Environmental impacts of key metals’ supply and low-carbon technologies
The environmental benefits of low-carbon technologies, such as photovoltaic modules, have been under debate because their large-scale deployment will require a drastic increase in metal production. The recently published research in the Journal of Industrial Ecology reveals that environmental impacts of key metals’ supply and low-carbon technologies are likely to decrease in the future.
Although low-carbon technologies are considered essential for climate change mitigation, their environmental benefits are under debate because of their high metal intensity. Therefore, it is expected that a large-scale deployment of low-carbon technologies will lead to a drastic increase of metal demand in the future. Higher metal demand may induce ore grade decline and can thereby further intensify the environmental footprint of metal supply.
As it is explained in the paper of Carina Harpprecht, Lauran van Oers, Stephen A. Northey, Yongxiang Yang and Bernhard Steubing, metal production has severe environmental implications: it is not only highly energy intensive, consuming around 10% of global primary energy, and therefore a major contributor to global greenhouse gas (GHG) emissions. It also adds to other environmental pressures, such as ecosystem degradation or human health impacts.

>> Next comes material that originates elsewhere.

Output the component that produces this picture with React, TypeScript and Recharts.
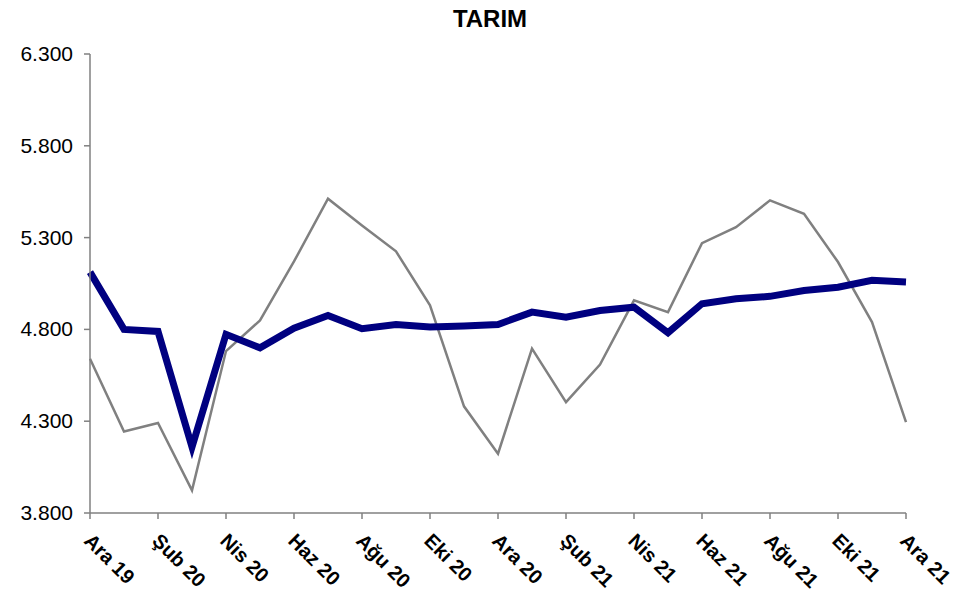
import { LineChart, Line, XAxis, YAxis } from 'recharts'

const months = [
  'Ara 19', 'Oca 20', 'Şub 20', 'Mar 20', 'Nis 20', 'May 20', 'Haz 20', 'Tem 20', 'Ağu 20',
  'Eyl 20', 'Eki 20', 'Kas 20', 'Ara 20', 'Oca 21', 'Şub 21', 'Mar 21', 'Nis 21', 'May 21',
  'Haz 21', 'Tem 21', 'Ağu 21', 'Eyl 21', 'Eki 21', 'Kas 21', 'Ara 21',
]

// thick navy line
const trend = [
  5112, 4800, 4789, 4159, 4773, 4700, 4807, 4876, 4804, 4826, 4813, 4818, 4827,
  4894, 4867, 4903, 4921, 4782, 4940, 4967, 4980, 5012, 5030, 5067, 5058,
]

// thin gray line
const monthly = [
  4640, 4244, 4290, 3923, 4682, 4849, 5170, 5512, 5366, 5225, 4931, 4381, 4123,
  4695, 4404, 4608, 4958, 4894, 5270, 5357, 5503, 5430, 5167, 4840, 4295,
]

const yTicks = [3800, 4300, 4800, 5300, 5800, 6300]

const chartData = months.map((m, i) => ({ month: m, trend: trend[i], monthly: monthly[i] }))

const FONT = '"Liberation Sans", Arial, sans-serif'

const fmt = (v: number) => v.toLocaleString('de-DE')

function XTick(props: any) {
  const { x, y, payload } = props
  return (
    <g transform={`translate(${x - 7},${y + 21})`}>
      <text
        transform="rotate(45)"
        textAnchor="start"
        style={{ fontFamily: FONT, fontWeight: 'bold', fontSize: 20 }}
        fill="#000"
      >
        {payload.value}
      </text>
    </g>
  )
}

function YTick(props: any) {
  const { x, y, payload } = props
  return (
    <text
      x={x}
      y={y}
      dy={7}
      textAnchor="end"
      style={{ fontFamily: FONT, fontSize: 21 }}
      fill="#000"
    >
      {fmt(payload.value)}
    </text>
  )
}

export default function App() {
  return (
    <div style={{ position: 'absolute', left: 0, top: 0, width: 958, height: 597, background: '#fff', fontFamily: FONT }}>
      <div
        style={{
          position: 'absolute',
          left: 0,
          width: 980,
          top: 5,
          textAlign: 'center',
          fontWeight: 'bold',
          fontSize: 24,
          lineHeight: '28px',
          color: '#000',
        }}
      >
        TARIM
      </div>
      <LineChart
        width={958}
        height={597}
        data={chartData}
        margin={{ top: 54, right: 52, left: 0, bottom: 0 }}
      >
        <XAxis
          dataKey="month"
          interval={1}
          height={84}
          tickSize={6}
          axisLine={{ stroke: '#808080', strokeWidth: 1.5 }}
          tickLine={{ stroke: '#808080', strokeWidth: 1.5 }}
          tick={<XTick />}
        />
        <YAxis
          domain={[3800, 6300]}
          ticks={yTicks}
          width={90}
          tickSize={6}
          tickMargin={11}
          axisLine={{ stroke: '#808080', strokeWidth: 1.5 }}
          tickLine={{ stroke: '#808080', strokeWidth: 1.5 }}
          tick={<YTick />}
        />
        <Line
          type="linear"
          dataKey="monthly"
          stroke="#808080"
          strokeWidth={2.5}
          dot={false}
          isAnimationActive={false}
        />
        <Line
          type="linear"
          dataKey="trend"
          stroke="#000080"
          strokeWidth={7}
          dot={false}
          isAnimationActive={false}
        />
      </LineChart>
    </div>
  )
}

To account for this interlinkage known as the “energy-resource nexus”, energy and metal supply scenarios need to be assessed in conjunction. Metal supply scenarios for copper, nickel, zinc, and lead consider developments such as ore grade decline, energy-efficiency improvements, and secondary production shares.
A widely applied environmental assessment tool to analyze “potential impacts associated with a product” is life cycle assessment (LCA). LCA models are often divided into so-called foreground and background systems. The foreground system typically consists of specific processes that are modeled by the practitioners. The background system typically consists of many more processes and is drawn from a life cycle inventory (LCI) database, for example, ecoinvent. This background database provides the inputs to the foreground system such that the practitioners do not have to model all processes themselves.
Researchers find that impacts of the modeled metal supplies and low-carbon technologies may decrease in the future. Key drivers for impact reductions are the electricity transition and increasing secondary production shares. Considering both metal and electricity scenarios has proven valuable because they drive impact reductions in different categories, namely human toxicity (up to −43%) and climate change (up to −63%), respectively. Thus, compensating for lower ore grades and reducing impacts beyond climate change requires both greener electricity and also sustainable metal supply.